L’Inps, che vende a Equitalia, è socio di Equitalia (non badate al nome, potreste farvi un’idea sbagliata). E chi si vede togliere l’azienda, che fa? «Il nostro agricoltore si vergogna di esternare, protestare, portare in pubblico la sua rovina. Gli sembrerebbe di andare in giro con il cappello in mano, di chiedere. Sono drammi e conflitti che esplodono nel chiuso dei cuori, dei muri di casa; con gli altri si dissimula. La dignità ne soffrirebbe. Al massimo, si aprono, raramente e con difficoltà, con l’amico.»

Lui, Giuseppe-Socrate, ha superato la trappola di questi pudori. Ti dicono di quando guidò il suo trattore per due giorni, sino a Palermo, per condurre una manifestazione di protesta.

«La vocazione del Sud è la terra» sentenzia. È stato fra i primi “tutori dell’ambiente”, d’intesa con la Forestale: preserva da incendi e frane i circa 1.000 ettari in cui conduce il suo gregge.

«Tranne l’agricoltura, non vedo grandi risorse, per il Mezzogiorno» sostiene.

Ma se va male! Mentre il turismo, forse... «Quello di massa, che si fa da noi, costa molto meno in Tunisia, in Marocco. Dovrebbe essere di qualità, ma non ci sono le infrastrutture. Sbarchi all’aeroporto di Catania e come arrivi qui? Le strade? I treni? Quando trascuri il territorio, all’inizio non succede niente. Per molto tempo può non succedere niente. Poi succede tutto insieme; e paghi tutto e tutto insieme. L’agricoltore che ha vergogna di protestare, gonfia, gonfia il fegato, e quando non ne può più, non fa un corteo: prende il fucile.»

L’agricoltura, al Sud, è Sud due volte. Quando il parmigiano è rimasto invenduto, il governo padan-leghista ne ha acquistato centomila forme, usando i soldi destinati alle aree sottoutilizzate del Sud.

«Ma soltanto i grandi produttori ne hanno tratto benefici; il vaccaro emiliano che a quelli vende il suo latte, tira la cinta come il suo collega siracusano» dice Socrate. E la geografia che lui traccia è soprattutto economica, perché si soccorre il ricco e si abbandona il povero. Ma è pure geografia e basta: «Quando è rimasto invenduto il pecorino, gli allevatori e caseari sardi sono stati randellati in Sardegna e hanno dovuto tenersi il formaggio: mica era parmigiano! E quando hanno preso il traghetto per portare la loro protesta a Roma, li hanno attesi e randellati in trasferta, a Civitavecchia, preventivamente...».

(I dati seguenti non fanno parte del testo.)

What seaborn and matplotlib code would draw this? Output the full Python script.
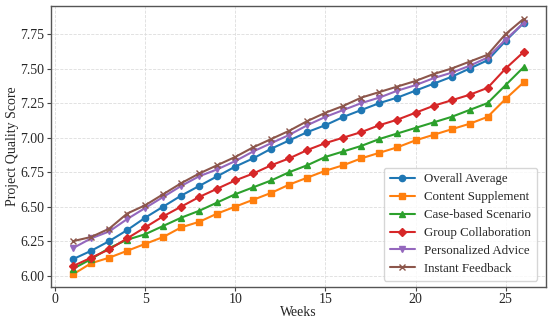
import matplotlib
matplotlib.use("Agg")
import matplotlib.pyplot as plt
import numpy as np
import pandas as pd
import seaborn as sns

weeks = list(range(1, 27))

overall_average = [6.12, 6.18, 6.25, 6.33, 6.42, 6.50, 6.58, 6.65, 6.72, 6.79,
                   6.85, 6.92, 6.98, 7.04, 7.09, 7.15, 7.20, 7.25, 7.29, 7.34,
                   7.39, 7.44, 7.50, 7.56, 7.70, 7.83]
content_supplement = [6.01, 6.09, 6.13, 6.18, 6.23, 6.28, 6.35, 6.39, 6.45, 6.50,
                      6.55, 6.60, 6.66, 6.71, 6.76, 6.80, 6.85, 6.89, 6.93, 6.98,
                      7.02, 7.06, 7.10, 7.15, 7.28, 7.40]
case_based = [6.05, 6.12, 6.20, 6.26, 6.30, 6.36, 6.42, 6.47, 6.53, 6.59,
              6.64, 6.69, 6.75, 6.80, 6.86, 6.90, 6.94, 6.99, 7.03, 7.07,
              7.11, 7.15, 7.20, 7.25, 7.38, 7.51]
group_collab = [6.07, 6.13, 6.19, 6.27, 6.35, 6.43, 6.50, 6.57, 6.63, 6.69,
                6.74, 6.80, 6.85, 6.91, 6.96, 7.00, 7.04, 7.09, 7.13, 7.18,
                7.23, 7.27, 7.31, 7.36, 7.50, 7.62]
personalized = [6.20, 6.27, 6.32, 6.41, 6.49, 6.57, 6.65, 6.72, 6.77, 6.83,
                6.90, 6.96, 7.02, 7.09, 7.15, 7.20, 7.25, 7.29, 7.34, 7.38,
                7.43, 7.47, 7.52, 7.58, 7.71, 7.83]
instant_feedback = [6.25, 6.28, 6.34, 6.45, 6.51, 6.59, 6.67, 6.74, 6.80, 6.86,
                    6.93, 6.99, 7.05, 7.12, 7.18, 7.23, 7.29, 7.33, 7.37, 7.41,
                    7.46, 7.50, 7.55, 7.60, 7.75, 7.86]

series_names = ["Overall Average", "Content Supplement", "Case-based Scenario",
                "Group Collaboration", "Personalized Advice", "Instant Feedback"]
series_values = [overall_average, content_supplement, case_based,
                 group_collab, personalized, instant_feedback]

sns.set_theme(style="whitegrid")
plt.rcParams["font.family"] = ["Liberation Serif", "DejaVu Serif"]

colors = ["#1f77b4", "#ff7f0e", "#2ca02c", "#d62728", "#9467bd", "#8c564b"]
markers = ["o", "s", "^", "D", "v", "x"]

fig, ax = plt.subplots(figsize=(5.5, 3.2), dpi=100)
fig.subplots_adjust(left=0.092, right=0.993, top=0.981, bottom=0.103)

for name, vals, c, m in zip(series_names, series_values, colors, markers):
    sns.lineplot(x=weeks, y=vals, label=name, color=c, marker=m,
                 markersize=4.5, markeredgewidth=1.0, markeredgecolor=c,
                 linewidth=1.5, ax=ax)

ax.set_xlabel("Weeks", fontsize=10, labelpad=0)
ax.set_ylabel("Project Quality Score", fontsize=10, labelpad=1)
ax.set_xticks([0, 5, 10, 15, 20, 25])
ax.set_yticks([6.00, 6.25, 6.50, 6.75, 7.00, 7.25, 7.50, 7.75])
ax.yaxis.set_major_formatter(matplotlib.ticker.FormatStrFormatter("%.2f"))
ax.tick_params(labelsize=10, length=3, width=0.8, color="#444444",
               left=True, bottom=True, pad=1.5)
ax.grid(True, linestyle="--", linewidth=0.6, color="#dddddd")
for sp in ax.spines.values():
    sp.set_color("#555555")
    sp.set_linewidth(1.0)

leg = ax.legend(loc="lower right", fontsize=9.3, frameon=True,
                handlelength=2.0, handletextpad=0.7, borderpad=0.45,
                labelspacing=0.45, bbox_to_anchor=(0.995, 0.0))
leg.get_frame().set_edgecolor("#cccccc")

fig.savefig("out.png", dpi=100)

Non ci sono toni risentiti, rancorosi, irritati, nel racconto del pastore Giuseppe Scarlata, detto Socrate. Il suo è un discorso piano, chiaro, con termini appropriati. Sa farsi capire e non dice più di quel che serve. Cortese, equilibrato, attende la domanda ed è esaustivo nella risposta. E sta parlando di quello che può distruggergli la vita.

Incuriosito, chiederò ad altri che scuole ha fatto. Avverto imbarazzo: «...quasi zero» confidano, alla fine. «Ma non devi stupirti: Socrate ha una grande capacità di capire anche le cose non dette e di sintetizzare situazioni complesse. Quando andiamo a Roma, a discutere con il governo, mette in difficoltà ministri. Noi lo conosciamo, eppure riesce a sorprenderti sempre con il suo acume, la chiarezza con cui espone le idee. Alcune delle quali sono davvero notevoli. “Ma dove le trovi?” gli chiesi una volta» narra Calderone. «“Franco,” replicò lui “iu sugnu appress’a li piecuri di la matina a la sira. E tu mi voi livari puru di raggiunari?”»

Il giorno dopo, il panorama antico di questi monti lo guardi con altri occhi, mentre scendi al mare di Punta Raisi, per l’aereo che ti riporta altrove: altre luci, altri ritmi, altra velocità; è altra la civiltà, non interessata a quella che si dibatte per sopravvivere, appena oltre la montagna, se non per quello che può rendere la sua morte.

La fine del mondo è intesa come improvvisa e per tutti: una sorta di estrema forma di giustizia e ingiustizia collettiva, nel senso che tutti castiga, con o senza colpa; senza distinguere. Ma pure questa cieca forma di egualitarismo trova le sue smentite. La fine del mondo può essere lenta, combattuta, incerta; ed essere solo la fine di un mondo, il mondo di alcuni, non quello di tutti; e persino finire a vantaggio di un mondo contiguo e diverso, che non riconosce valori e radici di quello che muore, ma solo ne pesa le spoglie.